I'm a thief and an assassin, and treat the game as a continuation of the Thief universe. I'm in it for the sneaking, but I like the free form nature of the game, the fact that you can ignore the quests and set off into this big, complex world. You really can explore. All the best moments have been in the shadows. Pick pockets, open locks, creep away.

We're really excited about Warhammer Online - a World Of Warcraft-style affair that shows its British roots with a real underlying sense of humour. Can you take po-faced fantasy seriously? Or do you prefer stuff that's slightly more tongue-in-cheek?
If it offers good gameplay, I don't mind. You should be able to immerse yourself in a game - in other words, take it seriously in context. Taking it seriously is part of the fun.

What have been your favourite games of the past few years?
Far Cry, Call Of Duty, Half-Life 2 and a great many fan missions for Thief! A good fan mission is a joy, because the author reads your mind.

Do you think Discworld would ever work as either an Oblivion-style solo adventure or as a gargantuan MMO?
No. I think games like that have to be slightly vanilla, so the player does some of the work. I don't think a Discworld game could be free form enough.

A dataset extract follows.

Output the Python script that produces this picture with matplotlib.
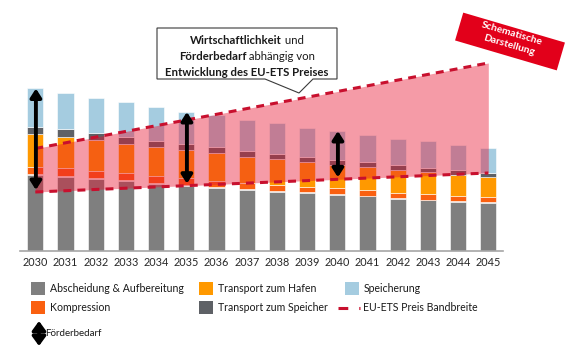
import numpy as np
import matplotlib
matplotlib.use('Agg')
import matplotlib.pyplot as plt
from matplotlib import transforms
from matplotlib.patches import Rectangle, Polygon, FancyArrowPatch
from matplotlib.lines import Line2D

# ---------------- data ----------------
years = [str(y) for y in range(2030, 2046)]
abscheidung = [76.5, 74.5, 72.5, 70.5, 67.5, 65.5, 63.5, 61.5, 59.5, 58.5, 56.5, 55, 52.5, 51, 49.5, 48.5]
kompression = [7.5, 8.5, 7.5, 7.5, 7.5, 7, 6, 6, 6.5, 5.5, 6, 5.5, 5.5, 5.5, 5.5, 5]
transport_hafen = [32.5, 31, 31, 29, 28.5, 28.5, 28, 26.5, 26, 24.5, 23.5, 23, 22.5, 22, 21, 20]
transport_speicher = [7.5, 8, 6.5, 7, 6.5, 5.5, 6.5, 6, 5, 5.5, 5, 5, 5, 4.5, 5, 4.5]
speicherung = [38.5, 36, 35.5, 34.5, 34, 32.5, 31.5, 30.5, 30.5, 29, 29, 27.5, 26.5, 26.5, 25, 25]

ets_years = [2030, 2045]
ets_low = [59, 78]
ets_high = [102.5, 188]
arrow_years = [2030, 2035, 2040]

series_labels = ["Abscheidung & Aufbereitung", "Kompression", "Transport zum Hafen",
                 "Transport zum Speicher", "Speicherung"]
ets_label = "EU-ETS Preis Bandbreite"
arrow_label = "Förderbedarf"
callout_lines = [[("Wirtschaftlichkeit", "bold"), (" und", "normal")],
                 [("Förderbedarf", "bold"), (" abhängig von", "normal")],
                 [("Entwicklung des EU-ETS Preises", "bold")]]
stamp_lines = ["Schematische", "Darstellung"]

# ---------------- style ----------------
colors = ["#7F7F7F", "#FA6010", "#FF9900", "#5E6166", "#A5CCE0"]
band_color = "#E8112D"
dash_color = "#C8102E"
plt.rcParams['font.family'] = ['Lato', 'DejaVu Sans']

W, H = 580, 360
fig = plt.figure(figsize=(W / 100, H / 100), dpi=100)
PX = transforms.Affine2D().scale(1 / W, -1 / H).translate(0, 1) + fig.transFigure

ax = fig.add_axes([20.2 / W, 1 - 251 / H, (503.4 - 20.2) / W, 231 / H])
x = np.arange(len(years))
bottom = np.zeros(len(years))
for vals, col in zip([abscheidung, kompression, transport_hafen, transport_speicher, speicherung], colors):
    vals = np.array(vals, dtype=float)
    ax.bar(x, vals, width=0.53, bottom=bottom, color=col, edgecolor='white',
           linewidth=0.4, zorder=2)
    bottom += vals
total = bottom.copy()

ex = np.array(ets_years) - 2030
ax.fill_between(ex, ets_low, ets_high, color=band_color, alpha=0.42, lw=0, zorder=3)
for line in (ets_low, ets_high):
    ax.plot(ex, line, color=dash_color, lw=2.2, dashes=(2.6, 2.0), zorder=4,
            solid_capstyle='butt', dash_capstyle='butt')

for yr in arrow_years:
    i = yr - 2030
    low = np.interp(yr, ets_years, ets_low) + 2
    ax.annotate('', xy=(i + 0.02, total[i]), xytext=(i + 0.02, low),
                arrowprops=dict(arrowstyle='<|-|>,head_length=0.5,head_width=0.32',
                                color='black', lw=2.8, shrinkA=0, shrinkB=0),
                zorder=6)

ax.set_xlim(-0.5, 15.5)
ax.set_ylim(0, 231)
ax.set_xticks(x, labels=years)
ax.tick_params(axis='x', length=0, pad=4, labelsize=7.8, labelcolor='#262626')
ax.set_yticks([])
for s in ('top', 'left', 'right'):
    ax.spines[s].set_visible(False)
ax.spines['bottom'].set_color('#A6A6A6')
ax.spines['bottom'].set_linewidth(1.2)
ax.patch.set_alpha(0)

# ---------------- legend (manual) ----------------
leg_fs = 7.6
rows = [288.5, 307.5]
positions = [(31, rows[0]), (31, rows[1]), (199.3, rows[0]), (199.3, rows[1]), (345, rows[0])]
for (px, py), lab, col in zip(positions, series_labels, colors):
    fig.patches.append(Rectangle((px, py - 6.5), 14, 13, transform=PX, fc=col, ec='none'))
    fig.text(px + 19, py, lab, transform=PX, fontsize=leg_fs, va='center', ha='left', color='#1a1a1a')
fig.lines.append(Line2D([338, 360], [rows[1], rows[1]], transform=PX, color=dash_color, lw=2.2,
                        dashes=(3.2, 3.6), dash_capstyle='butt'))
fig.text(363.3, rows[1], ets_label, transform=PX, fontsize=leg_fs, va='center', ha='left', color='#1a1a1a')

# Förderbedarf legend arrow
fig.patches.append(FancyArrowPatch((39, 346), (39, 321), transform=PX,
                   arrowstyle='<|-|>,head_length=0.55,head_width=0.4', color='black', lw=2.6,
                   mutation_scale=10, shrinkA=0, shrinkB=0))
fig.text(45.5, 333.5, arrow_label, transform=PX, fontsize=7, va='center', ha='left', color='#1a1a1a')

# ---------------- callout ----------------
callout = Polygon([(157, 28), (337, 28), (337, 79), (313, 79), (299, 93), (265, 79), (157, 79)],
                  closed=True, transform=PX, fc='white', ec='#3a3a3a', lw=0.8, zorder=10)
fig.patches.append(callout)
renderer = fig.canvas.get_renderer()
cx = 247
for ly, pieces in zip([40.7, 56.7, 72.7], callout_lines):
    texts = [fig.text(0, ly, s, transform=PX, fontsize=8.2, fontweight=w, va='center',
                      ha='left', color='#1a1a1a', zorder=11) for s, w in pieces]
    widths = [t.get_window_extent(renderer).width for t in texts]
    start = cx - sum(widths) / 2
    for t, wdt in zip(texts, widths):
        t.set_x(start)
        start += wdt

# ---------------- stamp ----------------
ang = 16.4
theta = np.deg2rad(ang)
c = np.array([510, 41.5])
u = np.array([np.cos(theta), np.sin(theta)])
v = np.array([-np.sin(theta), np.cos(theta)])
bw, bh = 106, 29
corners = [c - u * bw / 2 - v * bh / 2, c + u * bw / 2 - v * bh / 2,
           c + u * bw / 2 + v * bh / 2, c - u * bw / 2 + v * bh / 2]
fig.patches.append(Polygon(corners, closed=True, transform=PX, fc='#E2001A', ec='none', zorder=10))
for k, s in enumerate(stamp_lines):
    p = c + v * ((-5.8 if k == 0 else 5.8) - 2.0)
    fig.text(p[0], p[1], s, transform=PX, rotation=-ang, rotation_mode='anchor',
             ha='center', va='center', fontsize=7.4, fontweight='bold',
             color='white', zorder=11)

fig.savefig('out.png', dpi=100)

Even though they were fiendishly difficult, the Discworld point-and-clicks are our favourites. How heavy was your involvement with them? Do you remember them as fondly as we do?
My involvement was very high with the first, and when I realised the guys knew what they were doing, I let them get on with it. They were fun, and of their time."

Did you get the number of that donkey cart? "I think it was 'one'!